Rock Structure and Stratigraphy

The dominant rock type at Giant’s Causeway consists of Paleogene basaltic lavas. These basalts are typically dark gray and fine-grained, containing minerals crystallized due to rapid cooling of lava flows. Interbedded layers of tuff, lapilli, and volcanic debris are observed locally between volcanic rock strata. These intermediate layers reflect brief pauses between lava flows and the transient effects of volcanic eruptions. Mineralogically, the lavas are rich in plagioclase feldspar, pyroxene, and olivine, which determine the mechanical strength and resistance to erosion of the layers.

Stratigraphically, Giant’s Causeway is defined as a layered system composed of multiple successive magmatic flows. The thickness of basaltic layers varies, forming a multi-layered stack. The weathering and fracturing characteristics of the basalts shape the surface morphology of the stratigraphic structure. Columnar basalt structures reveal mechanically distinct cooling dynamics in both vertical and horizontal directions. Thus, the site provides a detailed record of Paleogene volcanic processes in terms of both rock composition and stratigraphic organization.

Settlement Environment

The settlement environment of Giant’s Causeway is a coastal plateau shaped by volcanic and tectonic processes during the Paleogene period. The vertical and horizontal variability of the geological structure has influenced drainage, soil formation, and natural erosion processes, thereby defining the region’s physical environment and ecological potential. The settlement environment also interacts with tectonic movements and sea level changes, resulting in plateaus, cliffs, and rocky areas at varying elevations and slopes along the coast.

Subsidence Process

Mechanical weaknesses developed in the basaltic layers after cooling and solidification initiated the subsidence process at Giant’s Causeway. Internal stresses generated during the stacking of magmatic flows combined with contraction fractures over time, leading to block displacement and the formation of subsidence areas at the surface. This process was particularly pronounced in regions with variable layer thicknesses, where small collapses and fracture systems emerged along steep cliffs and plateau margins. Subsidence was accelerated by erosion and rainfall, contributing to the morphological diversity of the area through the weathering and fragmentation of lava layers.

Coastal Development

The morphology of the Giant’s Causeway coastline has been shaped by the interaction of lava layer stacking and subsidence processes. Basalt blocks exposed along cliffs and plateaus have been eroded over time by wave and current action, forming natural terraces and steep rocky structures along the shore. These coastal features produce a variable erosion profile due to differing resistance levels among lava layers. Additionally, marine action has widened and fragmented interlayer voids, continuously reshaping the coastline. Thus, the Giant’s Causeway coast has acquired its current form and structure through the combined influence of the stratigraphic arrangement of lava layers and erosion mechanisms driven by the sea.

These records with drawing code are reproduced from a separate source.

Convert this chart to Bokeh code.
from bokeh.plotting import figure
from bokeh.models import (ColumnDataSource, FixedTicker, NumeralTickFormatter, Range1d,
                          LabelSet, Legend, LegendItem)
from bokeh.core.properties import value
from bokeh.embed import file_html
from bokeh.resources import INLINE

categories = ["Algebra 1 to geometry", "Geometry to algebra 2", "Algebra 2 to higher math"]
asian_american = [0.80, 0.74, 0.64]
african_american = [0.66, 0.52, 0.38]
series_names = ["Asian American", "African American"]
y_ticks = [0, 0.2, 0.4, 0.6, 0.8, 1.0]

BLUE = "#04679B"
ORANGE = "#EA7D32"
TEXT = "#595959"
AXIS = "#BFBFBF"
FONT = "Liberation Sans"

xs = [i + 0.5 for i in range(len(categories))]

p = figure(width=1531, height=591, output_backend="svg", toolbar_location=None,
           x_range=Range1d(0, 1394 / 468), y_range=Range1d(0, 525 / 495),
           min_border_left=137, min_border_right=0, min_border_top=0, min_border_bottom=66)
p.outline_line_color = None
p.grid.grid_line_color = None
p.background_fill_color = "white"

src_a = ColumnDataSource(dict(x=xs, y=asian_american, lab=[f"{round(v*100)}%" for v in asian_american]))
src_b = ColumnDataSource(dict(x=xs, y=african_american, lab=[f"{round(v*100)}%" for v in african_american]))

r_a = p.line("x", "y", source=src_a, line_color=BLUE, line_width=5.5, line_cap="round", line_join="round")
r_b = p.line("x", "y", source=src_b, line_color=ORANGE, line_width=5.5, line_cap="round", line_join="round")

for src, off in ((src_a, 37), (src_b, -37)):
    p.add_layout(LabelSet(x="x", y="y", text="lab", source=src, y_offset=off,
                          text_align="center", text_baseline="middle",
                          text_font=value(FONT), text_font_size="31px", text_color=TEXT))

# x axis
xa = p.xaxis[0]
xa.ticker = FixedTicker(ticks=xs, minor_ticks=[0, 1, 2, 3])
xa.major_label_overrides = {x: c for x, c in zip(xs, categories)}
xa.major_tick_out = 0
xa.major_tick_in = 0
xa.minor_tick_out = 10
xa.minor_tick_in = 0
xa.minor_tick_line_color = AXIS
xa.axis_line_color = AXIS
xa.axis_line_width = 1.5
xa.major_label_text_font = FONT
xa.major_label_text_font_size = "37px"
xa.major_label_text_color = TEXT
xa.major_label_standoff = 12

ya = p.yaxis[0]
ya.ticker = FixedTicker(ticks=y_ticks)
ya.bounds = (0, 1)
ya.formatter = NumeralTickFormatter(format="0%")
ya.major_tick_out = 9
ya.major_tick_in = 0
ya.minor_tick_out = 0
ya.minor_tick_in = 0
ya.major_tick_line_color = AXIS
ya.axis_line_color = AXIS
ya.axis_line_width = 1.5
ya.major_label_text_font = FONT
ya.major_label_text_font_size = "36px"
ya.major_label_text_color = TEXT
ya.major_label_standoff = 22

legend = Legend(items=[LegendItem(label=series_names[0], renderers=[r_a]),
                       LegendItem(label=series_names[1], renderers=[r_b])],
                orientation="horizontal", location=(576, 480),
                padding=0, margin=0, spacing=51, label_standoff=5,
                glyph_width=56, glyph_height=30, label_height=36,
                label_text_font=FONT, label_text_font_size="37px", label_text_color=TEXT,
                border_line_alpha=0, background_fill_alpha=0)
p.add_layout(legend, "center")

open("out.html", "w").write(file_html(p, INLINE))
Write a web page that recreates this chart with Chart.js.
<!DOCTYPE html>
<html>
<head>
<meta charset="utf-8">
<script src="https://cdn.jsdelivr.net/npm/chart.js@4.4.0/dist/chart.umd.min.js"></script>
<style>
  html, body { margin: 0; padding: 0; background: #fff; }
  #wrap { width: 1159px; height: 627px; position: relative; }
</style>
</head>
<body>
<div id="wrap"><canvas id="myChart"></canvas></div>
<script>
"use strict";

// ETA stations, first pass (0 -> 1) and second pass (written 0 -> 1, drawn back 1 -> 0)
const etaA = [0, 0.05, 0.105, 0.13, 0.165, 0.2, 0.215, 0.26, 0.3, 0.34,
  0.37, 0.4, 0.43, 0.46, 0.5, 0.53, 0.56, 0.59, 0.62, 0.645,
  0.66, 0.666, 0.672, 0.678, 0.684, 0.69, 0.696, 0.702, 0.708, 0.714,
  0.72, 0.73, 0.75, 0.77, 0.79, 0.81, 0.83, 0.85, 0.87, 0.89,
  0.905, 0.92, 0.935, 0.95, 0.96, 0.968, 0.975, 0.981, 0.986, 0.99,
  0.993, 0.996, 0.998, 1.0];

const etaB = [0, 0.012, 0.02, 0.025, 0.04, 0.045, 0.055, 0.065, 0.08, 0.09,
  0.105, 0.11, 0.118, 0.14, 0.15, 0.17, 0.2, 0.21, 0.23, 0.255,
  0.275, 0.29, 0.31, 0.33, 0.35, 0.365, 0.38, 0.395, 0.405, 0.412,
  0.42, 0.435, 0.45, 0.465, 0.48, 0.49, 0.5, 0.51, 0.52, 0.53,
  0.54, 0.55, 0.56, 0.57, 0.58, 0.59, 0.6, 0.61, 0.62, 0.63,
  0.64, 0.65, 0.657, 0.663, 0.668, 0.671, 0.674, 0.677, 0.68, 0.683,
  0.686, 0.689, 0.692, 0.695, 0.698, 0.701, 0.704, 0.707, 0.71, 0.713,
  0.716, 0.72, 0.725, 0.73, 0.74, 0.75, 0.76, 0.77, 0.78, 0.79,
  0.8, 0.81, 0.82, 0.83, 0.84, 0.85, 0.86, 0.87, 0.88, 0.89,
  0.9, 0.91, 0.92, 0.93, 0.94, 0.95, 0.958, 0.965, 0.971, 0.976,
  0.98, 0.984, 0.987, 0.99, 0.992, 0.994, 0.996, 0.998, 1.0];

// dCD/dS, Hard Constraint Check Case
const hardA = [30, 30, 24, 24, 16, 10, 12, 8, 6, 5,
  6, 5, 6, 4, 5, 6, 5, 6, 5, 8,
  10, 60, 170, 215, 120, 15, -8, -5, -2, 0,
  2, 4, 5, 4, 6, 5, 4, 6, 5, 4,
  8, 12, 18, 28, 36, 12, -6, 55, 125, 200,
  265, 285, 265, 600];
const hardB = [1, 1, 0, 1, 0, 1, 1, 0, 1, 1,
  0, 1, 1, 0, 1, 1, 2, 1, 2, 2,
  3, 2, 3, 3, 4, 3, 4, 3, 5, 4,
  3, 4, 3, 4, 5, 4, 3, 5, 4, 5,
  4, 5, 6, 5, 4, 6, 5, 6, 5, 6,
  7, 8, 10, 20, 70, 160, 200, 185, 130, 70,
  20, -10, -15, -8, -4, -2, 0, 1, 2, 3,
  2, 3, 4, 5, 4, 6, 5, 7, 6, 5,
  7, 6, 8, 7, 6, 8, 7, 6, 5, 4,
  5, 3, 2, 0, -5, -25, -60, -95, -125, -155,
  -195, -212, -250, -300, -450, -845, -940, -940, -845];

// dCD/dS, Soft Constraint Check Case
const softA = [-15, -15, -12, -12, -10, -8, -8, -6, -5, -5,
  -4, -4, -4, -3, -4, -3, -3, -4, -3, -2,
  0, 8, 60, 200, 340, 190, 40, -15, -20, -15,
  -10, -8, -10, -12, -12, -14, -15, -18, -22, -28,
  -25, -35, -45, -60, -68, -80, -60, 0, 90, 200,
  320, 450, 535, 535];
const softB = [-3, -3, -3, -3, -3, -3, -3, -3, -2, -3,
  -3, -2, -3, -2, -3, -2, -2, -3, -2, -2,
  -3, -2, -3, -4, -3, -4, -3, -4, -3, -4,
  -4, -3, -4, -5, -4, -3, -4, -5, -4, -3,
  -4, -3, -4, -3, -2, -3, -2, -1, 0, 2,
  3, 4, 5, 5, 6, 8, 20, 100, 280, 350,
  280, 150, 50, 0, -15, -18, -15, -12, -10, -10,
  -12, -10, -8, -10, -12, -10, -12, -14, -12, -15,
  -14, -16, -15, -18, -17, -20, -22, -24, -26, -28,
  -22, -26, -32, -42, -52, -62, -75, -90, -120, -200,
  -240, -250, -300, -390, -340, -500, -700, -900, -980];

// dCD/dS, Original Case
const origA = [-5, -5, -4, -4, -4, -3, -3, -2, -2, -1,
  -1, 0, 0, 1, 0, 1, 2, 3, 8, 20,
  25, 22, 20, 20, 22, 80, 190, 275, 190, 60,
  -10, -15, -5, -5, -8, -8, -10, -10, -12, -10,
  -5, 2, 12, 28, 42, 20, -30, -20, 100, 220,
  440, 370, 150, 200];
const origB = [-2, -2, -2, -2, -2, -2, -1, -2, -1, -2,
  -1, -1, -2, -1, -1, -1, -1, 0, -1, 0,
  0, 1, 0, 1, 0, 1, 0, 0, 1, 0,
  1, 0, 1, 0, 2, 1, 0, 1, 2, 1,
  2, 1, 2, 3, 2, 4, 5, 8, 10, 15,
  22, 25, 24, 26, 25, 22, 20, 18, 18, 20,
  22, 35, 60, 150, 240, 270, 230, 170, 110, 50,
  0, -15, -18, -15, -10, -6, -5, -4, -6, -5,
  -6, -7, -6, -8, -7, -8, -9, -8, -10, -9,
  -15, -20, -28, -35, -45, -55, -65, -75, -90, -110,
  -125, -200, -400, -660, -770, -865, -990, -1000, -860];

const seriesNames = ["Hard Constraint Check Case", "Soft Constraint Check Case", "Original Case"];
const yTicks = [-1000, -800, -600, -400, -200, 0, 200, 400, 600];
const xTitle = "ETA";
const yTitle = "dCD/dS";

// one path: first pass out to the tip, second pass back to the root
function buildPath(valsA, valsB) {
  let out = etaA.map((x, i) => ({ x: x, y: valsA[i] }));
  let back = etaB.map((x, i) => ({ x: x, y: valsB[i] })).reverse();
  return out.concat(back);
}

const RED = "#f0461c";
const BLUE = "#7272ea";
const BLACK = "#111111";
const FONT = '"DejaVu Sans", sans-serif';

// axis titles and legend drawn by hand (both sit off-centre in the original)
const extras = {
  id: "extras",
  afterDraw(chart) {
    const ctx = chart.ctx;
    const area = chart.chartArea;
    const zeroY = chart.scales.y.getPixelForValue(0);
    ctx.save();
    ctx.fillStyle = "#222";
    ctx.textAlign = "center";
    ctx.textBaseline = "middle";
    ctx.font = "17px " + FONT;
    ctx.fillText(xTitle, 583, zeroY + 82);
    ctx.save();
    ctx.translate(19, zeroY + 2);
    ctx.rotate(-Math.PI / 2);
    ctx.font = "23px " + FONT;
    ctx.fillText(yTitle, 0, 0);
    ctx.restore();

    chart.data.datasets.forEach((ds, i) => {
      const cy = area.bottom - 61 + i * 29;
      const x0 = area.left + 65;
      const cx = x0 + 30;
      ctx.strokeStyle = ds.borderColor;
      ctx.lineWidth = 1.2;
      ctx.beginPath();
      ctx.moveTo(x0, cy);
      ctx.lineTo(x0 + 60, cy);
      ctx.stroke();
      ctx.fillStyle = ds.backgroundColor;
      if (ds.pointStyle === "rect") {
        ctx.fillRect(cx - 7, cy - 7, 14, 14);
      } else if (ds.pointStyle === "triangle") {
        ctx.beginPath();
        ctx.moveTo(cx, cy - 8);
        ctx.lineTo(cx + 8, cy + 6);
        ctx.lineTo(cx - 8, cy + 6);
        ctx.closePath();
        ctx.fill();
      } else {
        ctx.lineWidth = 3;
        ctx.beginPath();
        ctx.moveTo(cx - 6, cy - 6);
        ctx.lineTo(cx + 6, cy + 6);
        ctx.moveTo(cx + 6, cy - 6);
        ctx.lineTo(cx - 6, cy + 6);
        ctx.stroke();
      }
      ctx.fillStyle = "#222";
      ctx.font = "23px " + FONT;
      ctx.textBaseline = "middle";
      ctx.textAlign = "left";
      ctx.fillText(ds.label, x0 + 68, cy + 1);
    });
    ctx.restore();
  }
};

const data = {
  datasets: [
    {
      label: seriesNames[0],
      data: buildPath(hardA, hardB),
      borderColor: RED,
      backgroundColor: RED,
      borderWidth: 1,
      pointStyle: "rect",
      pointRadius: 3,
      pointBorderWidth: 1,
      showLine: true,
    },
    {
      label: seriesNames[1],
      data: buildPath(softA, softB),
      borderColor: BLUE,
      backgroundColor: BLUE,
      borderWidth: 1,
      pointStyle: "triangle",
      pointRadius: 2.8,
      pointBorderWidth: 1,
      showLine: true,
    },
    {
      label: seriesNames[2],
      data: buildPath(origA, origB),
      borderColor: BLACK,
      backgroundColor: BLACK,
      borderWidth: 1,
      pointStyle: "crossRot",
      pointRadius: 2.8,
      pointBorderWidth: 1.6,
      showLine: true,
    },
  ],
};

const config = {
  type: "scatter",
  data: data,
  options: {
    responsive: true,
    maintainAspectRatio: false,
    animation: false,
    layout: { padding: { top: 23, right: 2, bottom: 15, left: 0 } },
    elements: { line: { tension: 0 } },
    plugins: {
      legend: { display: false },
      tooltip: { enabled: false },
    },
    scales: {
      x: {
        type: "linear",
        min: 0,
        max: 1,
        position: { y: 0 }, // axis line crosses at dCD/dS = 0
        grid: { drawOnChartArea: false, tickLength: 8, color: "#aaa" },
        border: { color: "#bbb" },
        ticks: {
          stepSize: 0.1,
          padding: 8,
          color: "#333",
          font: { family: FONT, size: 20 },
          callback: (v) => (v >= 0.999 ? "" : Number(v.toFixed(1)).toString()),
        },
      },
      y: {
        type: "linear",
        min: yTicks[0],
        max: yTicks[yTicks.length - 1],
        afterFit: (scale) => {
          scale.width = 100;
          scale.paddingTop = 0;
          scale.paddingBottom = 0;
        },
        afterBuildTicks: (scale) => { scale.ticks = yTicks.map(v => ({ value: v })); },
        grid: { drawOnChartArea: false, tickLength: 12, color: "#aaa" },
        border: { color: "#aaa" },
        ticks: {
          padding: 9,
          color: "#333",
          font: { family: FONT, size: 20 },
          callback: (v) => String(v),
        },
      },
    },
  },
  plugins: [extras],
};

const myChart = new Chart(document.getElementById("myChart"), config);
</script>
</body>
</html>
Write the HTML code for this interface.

Protection Status and Significance

Giant’s Causeway is recognized as an area requiring national and international protection due to its geological, morphological, and paleontological value. The site makes significant contributions to scientific research by preserving stratigraphic records of Paleogene volcanic layers and their morphological outcomes. The columnar basalt structures and stacked lava flows observable along the coast constitute a rare and well-preserved example of great importance to geology. Due to these features, the site holds high value for scientific investigations, educational fieldwork, and geotourism.

Moreover, the protection of Giant’s Causeway is vital to prevent degradation caused by natural erosion processes and human impacts. Its status has been established to ensure the sustainable management of natural heritage and to safeguard scientific data for future generations. Conservation practices are supported by regulations concerning site management, visitor guidance, and observation permits. Within this framework, Giant’s Causeway functions as a safe and accessible area for geological research, education, and tourism activities.